Complaints provide the feedback that KPI's hate
Complaints provide the feedback from our consumers of services that we don't want to hear, yet provide the strongest source of improvement. At the same time 45 per cent of consumers are unhappy with how their complaint is handled - so are we learning or ignoring?
An American General once said, “If you don't like change, you'll like irrelevance even less”. Hopefully, there will not be a time where public services are irrelevant, but it is paramount for them to evolve and innovate, and the best way to do that is through feedback.
Complaining has two functions: the first is to resolve an issue; the second is to tell us where we can go further and improve on what we have. With KPI's, complaints become a negative and, to be honest, if you are receiving the complaint, it is always going to be negative. The harder part is to stand back and look at what was the cause and why.
As part of that we need to consider how we engage with the consumers of services. These consumers often find it a battle to deal with public services, the same as they do for their key service providers, because we build our complaints process around our processes and our KPI's rather than the way we would want to engage with these services. By making complaints harder, you reduce complaints and help meet KPI's. This prevents good levels of satisfaction from those consumers, or gaining true insight and learnings.

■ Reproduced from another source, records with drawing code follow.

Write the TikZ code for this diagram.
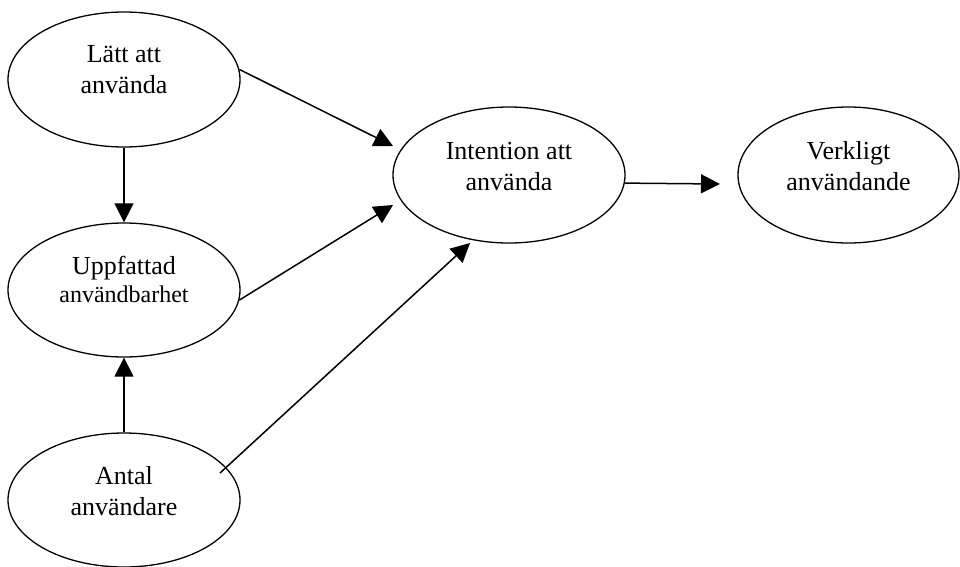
\documentclass[tikz,border=0pt]{standalone}
\usepackage{fontspec}
\setmainfont{Liberation Serif}
\usetikzlibrary{shapes.geometric,arrows.meta}
\begin{document}
\begin{tikzpicture}[x=1pt,y=-1pt,
    oval_node/.style={draw,ellipse,line width=1.3pt,inner sep=0pt,minimum width=232pt,minimum height=135pt},
    text_node/.style={align=center,inner sep=0pt,font=\fontsize{26}{31}\selectfont},
    arrow_line/.style={line width=1.5pt,-{Triangle[length=19pt,width=19pt]}}]
    \useasboundingbox (0,0) rectangle (960,566);
    % ovals
    \node[oval_node] (latt) at (124, 79.5) {};
    \node[oval_node,minimum height=134pt] (uppf) at (124, 290) {};
    \node[oval_node,minimum height=134pt] (antal) at (124, 500) {};
    \node[oval_node,minimum height=136pt] (intent) at (509, 175) {};
    \node[oval_node,minimum width=221pt,minimum height=136pt] (verk) at (848.5, 175) {};
    % texts
    \node[text_node] (latt_text) at ([yshift=9.7pt]latt.center) {Lätt att\\använda};
    \node[text_node] (uppf_text) at ([yshift=11pt]uppf.center) {Uppfattad\\[-3pt]{\fontsize{24}{28}\selectfont användbarhet}};
    \node[text_node] (antal_text) at ([yshift=9pt]antal.center) {Antal\\användare};
    \node[text_node] (intent_text) at ([yshift=8.5pt]intent.center) {Intention att\\använda};
    \node[text_node] (verk_text) at ([yshift=8.5pt]verk.center) {Verkligt\\användande};
    % arrows
    \coordinate (latt_in) at (393, 146);
    \coordinate (uppf_in) at (393, 205);
    \coordinate (antal_out) at (220, 473);
    \coordinate (antal_in) at (470, 243);
    \coordinate (verk_in) at (720, 184);
    \draw[arrow_line] (latt.5) -- (latt_in);
    \draw[arrow_line] (latt.south) -- (uppf.north);
    \draw[arrow_line] (uppf.-5) -- (uppf_in);
    \draw[arrow_line] (antal.north) -- (uppf.south);
    \draw[arrow_line] (antal_out) -- (antal_in);
    \draw[arrow_line] (intent.-4.5) -- (verk_in);
\end{tikzpicture}
\end{document}
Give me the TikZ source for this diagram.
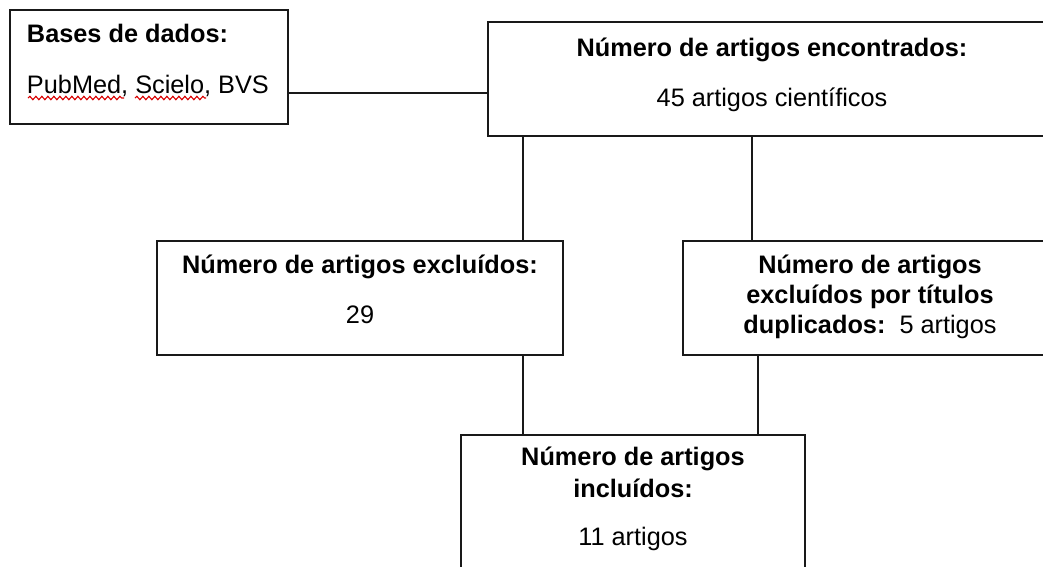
\documentclass[tikz,border=0pt]{standalone}
\usepackage{fontspec}
\setmainfont{Liberation Sans}
\usetikzlibrary{decorations.pathmorphing}
\begin{document}
\begin{tikzpicture}[x=1pt,y=-1pt,
  box/.style={draw=black!90, line width=1.8pt, rectangle, inner sep=0pt, outer sep=0pt},
  link/.style={draw=black!90, line width=1.8pt},
  txt/.style={inner sep=0pt, outer sep=0pt, font=\fontsize{25.3}{30}\selectfont},
  btxt/.style={txt, font=\fontsize{25.3}{30}\selectfont\bfseries},
  spell/.style={draw=red!85!black, line width=1.1pt, decorate, decoration={snake, amplitude=1.7pt, segment length=6pt}}]
\useasboundingbox (0,0) rectangle (1043,566);
\fill[white] (0,0) rectangle (1043,566);
\clip (0,0) rectangle (1043,566);
% boxes
\node[box, minimum width=278pt, minimum height=114pt] (A) at (149,67) {};
\node[box, minimum width=568pt, minimum height=114pt] (B) at (772,79) {};
\node[box, minimum width=406pt, minimum height=114pt] (C) at (360,298) {};
\node[box, minimum width=374pt, minimum height=114pt] (D) at (870,298) {};
\node[box, minimum width=344pt, minimum height=150pt] (E) at (633,510) {};
% texts
\node[btxt, anchor=base west] (a1) at (27,42) {Bases de dados:};
\node[txt, anchor=base west] (a2) at (27,93) {PubMed, Scielo, BVS};
\node[btxt, anchor=base] (b1) at (772,56) {Número de artigos encontrados:};
\node[txt, anchor=base] (b2) at (772,106) {45 artigos científicos};
\node[btxt, anchor=base] (c1) at (360,273) {Número de artigos excluídos:};
\node[txt, anchor=base] (c2) at (360,323) {29};
\node[btxt, anchor=base] (d1) at (870,273) {Número de artigos};
\node[btxt, anchor=base] (d2) at (870,303) {excluídos por títulos};
\node[txt, anchor=base] (d3) at (870,333) {\textbf{duplicados:}\ \ 5 artigos};
\node[btxt, anchor=base] (e1) at (633,465) {Número de artigos};
\node[btxt, anchor=base] (e2) at (633,497) {incluídos:};
\node[txt, anchor=base] (e3) at (633,545) {11 artigos};
% spell-check underlines
\draw[spell] (28,98) -- (124,98);
\draw[spell] (135,98) -- (206,98);
% connectors
\draw[link] ([yshift=-26pt]A.east) -- ([yshift=-26pt]A.east -| B.west);
\draw[link] ([xshift=163pt]C.north |- B.south) -- ([xshift=163pt]C.north);
\draw[link] ([xshift=-118pt]D.north |- B.south) -- ([xshift=-118pt]D.north);
\draw[link] ([xshift=163pt]C.south) -- ([xshift=163pt]C.south |- E.north);
\draw[link] ([xshift=-112pt]D.south) -- ([xshift=-112pt]D.south |- E.north);
\end{tikzpicture}
\end{document}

45 per cent of consumers say they are dissatisfied or very dissatisfied when raising a complaint against their key services - that is shocking. If we want to use complaining to drive innovation, part of that innovation is the shift in our attitude towards what a complaint is and how we deal with it.
One Local Authority changed their complaints form to have a choice of two tick boxes, one to raise a complaint and the second feedback to improve services. When introduced, 85 per cent of consumers ticked to improve services. Perhaps this is like moving deckchairs on the Titantic, as the important feature is not how we describe complaints, but how we engage and learn from what we are being told.